§ Exercise instructions
In the data below, find every line that has the string "chart", and copy it.

§ Source data

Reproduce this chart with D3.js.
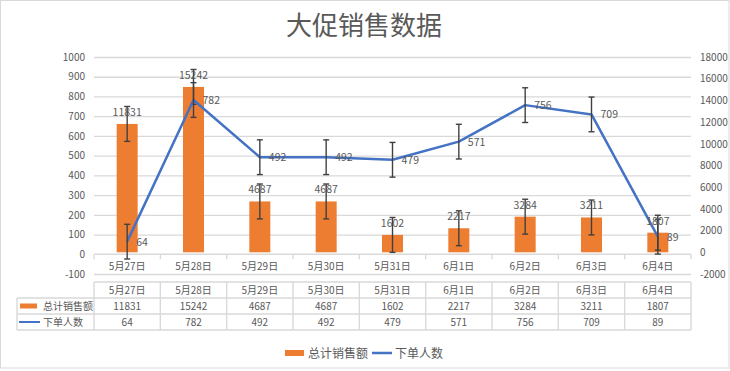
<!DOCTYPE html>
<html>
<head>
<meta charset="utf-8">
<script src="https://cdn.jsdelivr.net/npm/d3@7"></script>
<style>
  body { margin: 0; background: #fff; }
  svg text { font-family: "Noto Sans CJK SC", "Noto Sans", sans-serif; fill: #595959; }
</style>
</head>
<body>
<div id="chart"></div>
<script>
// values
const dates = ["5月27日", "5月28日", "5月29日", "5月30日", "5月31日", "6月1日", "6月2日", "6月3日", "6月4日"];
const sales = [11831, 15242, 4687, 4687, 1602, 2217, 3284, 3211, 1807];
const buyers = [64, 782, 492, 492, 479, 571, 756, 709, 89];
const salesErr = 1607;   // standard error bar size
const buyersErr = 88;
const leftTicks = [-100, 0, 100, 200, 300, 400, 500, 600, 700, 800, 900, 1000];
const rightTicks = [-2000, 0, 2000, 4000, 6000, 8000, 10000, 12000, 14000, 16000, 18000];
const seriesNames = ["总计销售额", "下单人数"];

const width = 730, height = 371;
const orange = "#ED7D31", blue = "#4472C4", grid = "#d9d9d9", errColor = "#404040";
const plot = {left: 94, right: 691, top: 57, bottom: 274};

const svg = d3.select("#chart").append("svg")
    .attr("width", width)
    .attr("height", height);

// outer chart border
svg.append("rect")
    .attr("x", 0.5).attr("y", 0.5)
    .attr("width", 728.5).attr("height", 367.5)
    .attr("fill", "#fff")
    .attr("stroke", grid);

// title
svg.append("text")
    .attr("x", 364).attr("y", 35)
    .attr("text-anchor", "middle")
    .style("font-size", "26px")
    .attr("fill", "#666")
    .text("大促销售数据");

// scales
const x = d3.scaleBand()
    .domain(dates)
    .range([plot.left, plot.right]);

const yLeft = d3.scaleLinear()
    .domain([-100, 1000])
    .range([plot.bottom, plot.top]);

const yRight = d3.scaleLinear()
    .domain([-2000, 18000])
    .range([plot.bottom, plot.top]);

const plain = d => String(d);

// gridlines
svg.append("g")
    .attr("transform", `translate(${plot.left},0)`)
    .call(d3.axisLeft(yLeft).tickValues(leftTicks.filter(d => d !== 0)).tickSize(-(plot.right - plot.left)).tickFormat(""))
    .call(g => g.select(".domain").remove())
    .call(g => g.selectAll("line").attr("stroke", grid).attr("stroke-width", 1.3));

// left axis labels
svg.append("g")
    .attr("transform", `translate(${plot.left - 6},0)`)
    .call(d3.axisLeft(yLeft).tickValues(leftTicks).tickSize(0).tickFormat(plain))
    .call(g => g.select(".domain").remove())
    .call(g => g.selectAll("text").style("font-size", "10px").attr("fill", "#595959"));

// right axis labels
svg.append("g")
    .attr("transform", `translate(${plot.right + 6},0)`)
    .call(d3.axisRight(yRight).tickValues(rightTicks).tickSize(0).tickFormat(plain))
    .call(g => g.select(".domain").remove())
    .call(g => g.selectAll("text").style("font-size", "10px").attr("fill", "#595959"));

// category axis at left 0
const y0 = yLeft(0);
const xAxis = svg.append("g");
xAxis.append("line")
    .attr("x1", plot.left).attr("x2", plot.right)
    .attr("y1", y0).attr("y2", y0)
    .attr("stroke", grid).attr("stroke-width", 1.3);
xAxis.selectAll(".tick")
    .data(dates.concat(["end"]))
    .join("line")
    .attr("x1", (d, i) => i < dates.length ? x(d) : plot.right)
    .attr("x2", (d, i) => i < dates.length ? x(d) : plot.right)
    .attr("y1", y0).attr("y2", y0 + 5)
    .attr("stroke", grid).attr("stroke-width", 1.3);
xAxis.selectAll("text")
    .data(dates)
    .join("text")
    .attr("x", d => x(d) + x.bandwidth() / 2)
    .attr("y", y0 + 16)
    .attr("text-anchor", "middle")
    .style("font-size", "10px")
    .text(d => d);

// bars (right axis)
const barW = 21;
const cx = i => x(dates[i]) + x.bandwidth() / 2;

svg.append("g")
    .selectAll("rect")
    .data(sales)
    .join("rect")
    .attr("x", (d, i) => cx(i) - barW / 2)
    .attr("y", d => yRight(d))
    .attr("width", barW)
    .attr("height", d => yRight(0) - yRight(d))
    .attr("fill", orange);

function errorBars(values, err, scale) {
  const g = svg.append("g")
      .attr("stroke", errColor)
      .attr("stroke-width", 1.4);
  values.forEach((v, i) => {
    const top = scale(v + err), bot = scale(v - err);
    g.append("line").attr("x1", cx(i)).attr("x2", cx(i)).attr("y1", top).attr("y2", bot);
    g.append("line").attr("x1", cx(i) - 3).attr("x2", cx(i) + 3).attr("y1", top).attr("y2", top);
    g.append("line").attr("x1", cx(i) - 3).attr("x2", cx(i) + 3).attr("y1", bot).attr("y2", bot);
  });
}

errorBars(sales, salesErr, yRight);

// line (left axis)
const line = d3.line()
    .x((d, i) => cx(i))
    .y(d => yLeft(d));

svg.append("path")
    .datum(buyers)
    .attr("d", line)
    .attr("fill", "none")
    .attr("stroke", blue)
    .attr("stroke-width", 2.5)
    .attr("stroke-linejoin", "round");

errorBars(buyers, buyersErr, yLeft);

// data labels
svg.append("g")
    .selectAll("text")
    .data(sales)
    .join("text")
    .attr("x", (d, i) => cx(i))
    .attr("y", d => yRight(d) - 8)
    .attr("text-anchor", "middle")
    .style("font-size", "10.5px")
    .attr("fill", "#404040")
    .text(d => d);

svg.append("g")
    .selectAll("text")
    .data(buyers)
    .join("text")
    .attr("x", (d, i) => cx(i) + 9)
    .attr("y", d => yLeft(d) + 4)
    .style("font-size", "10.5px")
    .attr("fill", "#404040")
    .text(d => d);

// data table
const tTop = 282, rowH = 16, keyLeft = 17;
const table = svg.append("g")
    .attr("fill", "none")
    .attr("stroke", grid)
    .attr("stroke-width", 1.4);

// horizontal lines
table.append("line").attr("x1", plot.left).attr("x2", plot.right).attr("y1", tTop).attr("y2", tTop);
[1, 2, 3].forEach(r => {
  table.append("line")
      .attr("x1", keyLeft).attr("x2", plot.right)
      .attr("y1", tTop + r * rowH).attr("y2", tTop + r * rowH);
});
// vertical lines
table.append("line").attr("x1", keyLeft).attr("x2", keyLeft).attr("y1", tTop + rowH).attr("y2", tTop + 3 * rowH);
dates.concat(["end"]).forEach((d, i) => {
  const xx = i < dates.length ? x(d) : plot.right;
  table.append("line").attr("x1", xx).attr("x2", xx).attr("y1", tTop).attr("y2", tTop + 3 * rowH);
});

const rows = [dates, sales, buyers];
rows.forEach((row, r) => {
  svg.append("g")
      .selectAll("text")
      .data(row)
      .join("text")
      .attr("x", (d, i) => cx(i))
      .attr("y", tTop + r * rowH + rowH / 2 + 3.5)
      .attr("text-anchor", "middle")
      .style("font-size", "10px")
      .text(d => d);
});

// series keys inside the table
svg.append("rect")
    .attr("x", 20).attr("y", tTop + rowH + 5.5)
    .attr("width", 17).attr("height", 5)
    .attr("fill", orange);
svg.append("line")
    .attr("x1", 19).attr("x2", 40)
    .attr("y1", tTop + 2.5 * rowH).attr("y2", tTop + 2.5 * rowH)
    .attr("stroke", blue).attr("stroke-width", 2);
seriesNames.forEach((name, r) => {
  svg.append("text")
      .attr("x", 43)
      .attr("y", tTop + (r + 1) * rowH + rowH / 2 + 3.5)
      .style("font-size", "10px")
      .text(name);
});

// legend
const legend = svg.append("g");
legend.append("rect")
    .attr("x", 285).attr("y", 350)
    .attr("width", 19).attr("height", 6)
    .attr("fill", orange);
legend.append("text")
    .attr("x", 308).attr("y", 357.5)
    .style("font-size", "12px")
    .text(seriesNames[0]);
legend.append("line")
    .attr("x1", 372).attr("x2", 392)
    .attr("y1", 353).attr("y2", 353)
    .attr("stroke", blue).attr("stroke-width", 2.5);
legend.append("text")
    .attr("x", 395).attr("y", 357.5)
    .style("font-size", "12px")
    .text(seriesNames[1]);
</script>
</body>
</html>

§ Solved exercise
Reproduce this chart with D3.js.
<div id="chart"></div>
const svg = d3.select("#chart").append("svg")
// outer chart border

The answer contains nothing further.